Here Is How Religious-Right Activists Sound So Much Like Opponents of Interracial Marriage Decades Ago

by Dan Quinn

“Redefining #marriage “equals” no safeguards against “freedom to marry” multiple people for love, polygamy.”

Jonathan Saenz, the lawyer/lobbyist who heads the anti-gay group Texas Values, is once again making arguments Americans heard long ago when interracial couples sought the right to marry.

Greg Johnson, a professor at the Vermont Law School, has compared the arguments made against same-sex marriage today to those made against interracial marriage. The U.S. Supreme Court overturned interracial marriage bans in 1967 in Loving v. Virginia. Writing for the Vermont Law Review in 2012, Johnson noted the similarities in arguments against interracial marriage then and same-sex marriage now, including the argument — as Saenz makes — that allowing same-sex marriage will lead to polygamy:

Defenders of traditional marriage back then worried that allowing interracial marriage would lead to, as one court put it, “the father living with his daughter, the son with the mother,” and the “Turk or Mohammedan, with his numerous wives, [] establish[ing] his harem at the doors of the capitol . . . .” When the California Supreme Court struck down that state’s ban on interracial marriage, it had to defend its decision against the charge that allowing interracial marriage would lead to polygamy. It has been sixty years since the California decision. Striking down the ban on interracial marriage obviously did not lead to polygamy or fathers marrying daughters. Perhaps the same specious argument can now also be laid to rest in the same-sex marriage debate.

Johnson also noted arguments about interracial marriage being a threat to families and children. Johnson quotes a Missouri Supreme Court ruling that went so far as to dismiss the entire notion that interracial marriages could even produce children:

“[I]f the isssue [sic] of a black man and a white woman, and a white man and a black woman, intermarry, they cannot possibly have any progeny, and such a fact sufficiently justifies those laws which forbid the intermarriage of blacks and whites . . . .”

Fast-forward to last year, when Greg Abbott — still the Texas attorney general — argued that Texas can ban same-sex marriage because such unions don’t “naturally produce children.”

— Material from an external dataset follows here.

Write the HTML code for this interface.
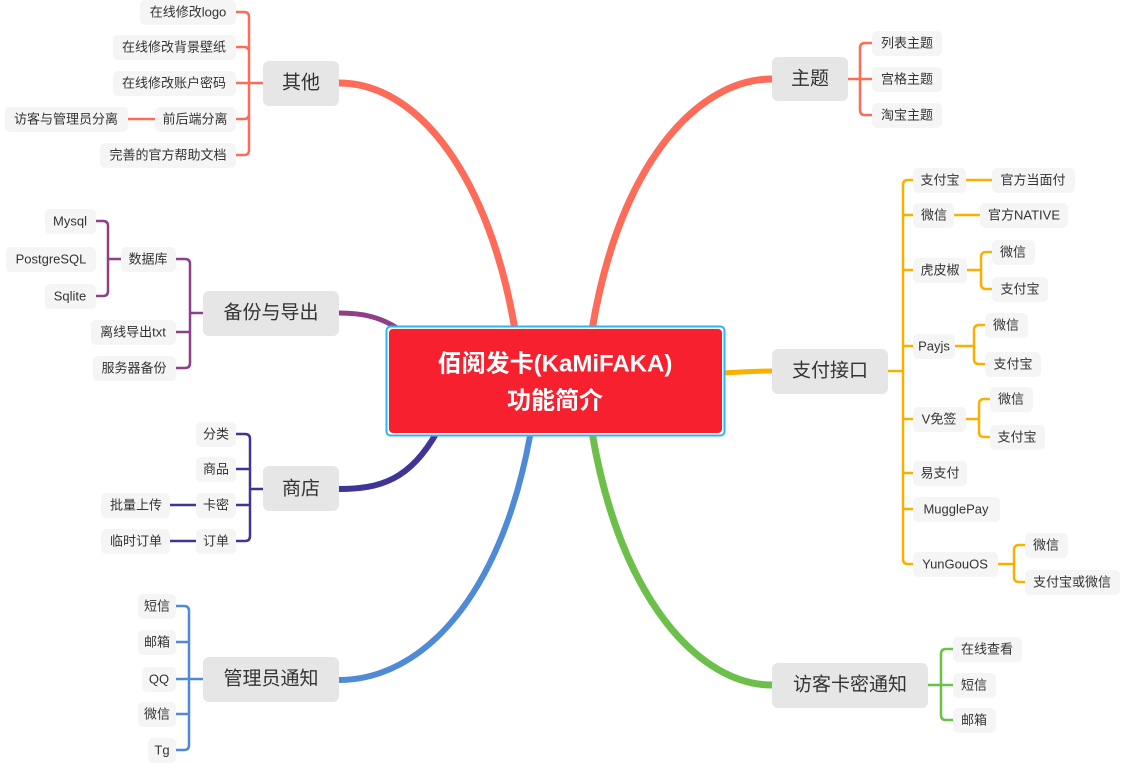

Today opponents of marriage equality for same-sex couples also argue that recognizing such unions will threaten the institution and the marriages of opposite-sex couples. Again from Johnson’s article:

[C]ourts in the interracial marriage cases feared that allowing interracial couples to marry would tarnish the institution and destabilize fragile one-race marriages. Listen to the Alabama Supreme Court’s curious defense of that state’s ban on interracial marriage:

“It is through the marriage relation that the homes of a people are created . . . . These homes, in which the virtues are most cultivated and happiness most abounds, are the true . . . nurseries of States. Who can estimate the evil of introducing into their most intimate relations, elements so heterogeneous that they must naturally cause discord, shame, [and] disruption of family circles . . . . [T]he more humble and helpless families are, the more they need this sort of protection. Their spirits are crushed, or become rebellious, when other ills besides those of poverty, are heaped upon them. . . . [T]he law should absolutely frustrate and prevent the growth of any desire or idea of such an alliance . . . by making marriage between the two races, legally impossible[.]”

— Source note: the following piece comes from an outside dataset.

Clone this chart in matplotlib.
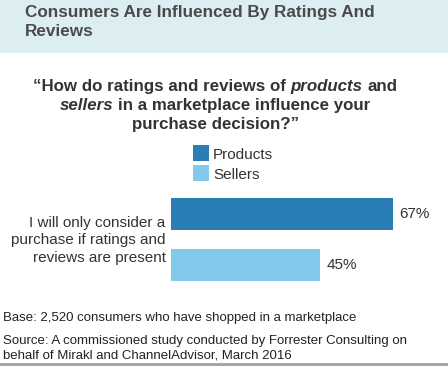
import matplotlib
matplotlib.use("Agg")
import matplotlib.pyplot as plt
from matplotlib.patches import Rectangle

# ---- data ----
title_lines = ["Consumers Are Influenced By Ratings And", "Reviews"]
category = ["I will only consider a", "purchase if ratings and", "reviews are present"]
series = ["Products", "Sellers"]
values = [67, 45]
colors = ["#2A7DB5", "#82CAEB"]
footer_base = "Base: 2,520 consumers who have shopped in a marketplace"
footer_source = ["Source: A commissioned study conducted by Forrester Consulting on",
                 "behalf of Mirakl and ChannelAdvisor, March 2016"]

W, H = 448, 374
FONT = "Liberation Sans"
plt.rcParams['font.family'] = [FONT, 'DejaVu Sans']

fig = plt.figure(figsize=(W / 100, H / 100), dpi=100)
fig.patch.set_facecolor("white")

def fx(px):
    return px / W

def fy(py):
    return 1 - py / H

# header band
fig.patches.append(Rectangle((0, fy(53)), 1, 53 / H, transform=fig.transFigure,
                             facecolor="#DCEEF1", edgecolor="none", zorder=0))
# bottom rule
fig.patches.append(Rectangle((0, fy(366)), 1, 3 / H, transform=fig.transFigure,
                             facecolor="#A6A6A6", edgecolor="none", zorder=0))

# title
for line, yb in zip(title_lines, [17, 36]):
    fig.text(fx(25), fy(yb), line, fontsize=12.3, fontweight="bold", color="#4A4A4A",
             ha="left", va="baseline")

renderer = fig.canvas.get_renderer()

QSIZE = 12.2
# measure space width in bold
_a = fig.text(0, 0, "a a", fontsize=QSIZE, fontweight="bold")
_b = fig.text(0, 0, "aa", fontsize=QSIZE, fontweight="bold")
sp = _a.get_window_extent(renderer).width - _b.get_window_extent(renderer).width
_a.remove(); _b.remove()

def rich_line(segments, xc, yb, size, color):
    texts, widths = [], []
    for s, style in segments:
        t = fig.text(0, fy(yb), s, fontsize=size, fontweight="bold", fontstyle=style,
                     color=color, ha="left", va="baseline")
        texts.append(t)
        widths.append(t.get_window_extent(renderer).width)
    total = sum(widths) + sp * (len(segments) - 1)
    x = xc - total / 2
    for t, w in zip(texts, widths):
        t.set_x(fx(x))
        x += w + sp

qc = "#333333"
rich_line([("\u201cHow do ratings and reviews of", "normal"), ("products", "italic"), ("and", "normal")],
          215, 91, QSIZE, qc)
rich_line([("sellers", "italic"), ("in a marketplace influence your", "normal")], 215, 110, QSIZE, qc)
rich_line([("purchase decision?\u201d", "normal")], 215, 129, QSIZE, qc)

# legend
for i, (name, c) in enumerate(zip(series, colors)):
    top = 145 + 20 * i
    fig.patches.append(Rectangle((fx(193), fy(top + 16)), 16 / W, 16 / H,
                                 transform=fig.transFigure, facecolor=c, edgecolor="none"))
    fig.text(fx(213), fy(159 + 20 * i), name, fontsize=11, color="#333333",
             ha="left", va="baseline")

# bars
ax = fig.add_axes([fx(171), fy(290.5), 277 / W, 102 / H])
ax.set_xlim(0, 277 / (222 / 67))
ax.set_ylim(1.5, -0.5)
ax.axis("off")
bars = ax.barh([0, 1], values, height=32 / 51, color=colors)
ax.bar_label(bars, labels=[f"{v}%" for v in values], padding=4.5, fontsize=11,
             color="#333333")

# category label
for line, yb in zip(category, [227, 244.5, 262]):
    fig.text(fx(165.5), fy(yb), line, fontsize=11, color="#333333",
             ha="right", va="baseline")

# footer
fig.text(fx(3), fy(320.5), footer_base, fontsize=9.5, color="#222222", ha="left", va="baseline")
for line, yb in zip(footer_source, [344, 358.5]):
    fig.text(fx(3), fy(yb), line, fontsize=9.5, color="#222222", ha="left", va="baseline")

fig.savefig("out.png", dpi=100)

There is also the blanket position that seems to require no supporting evidence at all: marriage equality is just evil. Here’s Johnson again on the battle over interracial marriage:

The Georgia Supreme Court succinctly summarized the sentiment of essentially every court to consider this issue before Perez [v. Lippold in California, 1948] when it said, interracial marriages “are productive of evil, and evil only, without any corresponding good.”

Johnson points out that all of the fears about interracial arguments failed to come true:

All the worries about the end of marriage and the end of society, should interracial couples be allowed to marry, were obviously misplaced. The institution of marriage was not destroyed or even weakened by allowing interracial couples into the institution; it was strengthened. Personal liberty was enriched, and the social compact made firm, by extending marriage to interracial couples.

It’s important to acknowledge that not everyone who opposes marriage equality for same-sex couples is necessarily a bigot or just like those who opposed interracial marriage. Indeed, many may think it is wrong to discriminate against LGBT people in other areas, such as employment and housing. Their opposition to marriage equality is misguided, but its source isn’t necessarily contempt or hatred for LGBT people.

But then there are people like Saenz and others at Texas Values and other religious-right groups. They shamelessly cultivate fear and bigotry, using faith as a weapon to harm others. Indeed, they see religious freedom essentially as the right to use religion to discriminate against anyone who offends them. And in many ways, they sound just like the bigots who argued so viciously against interracial marriage decades ago.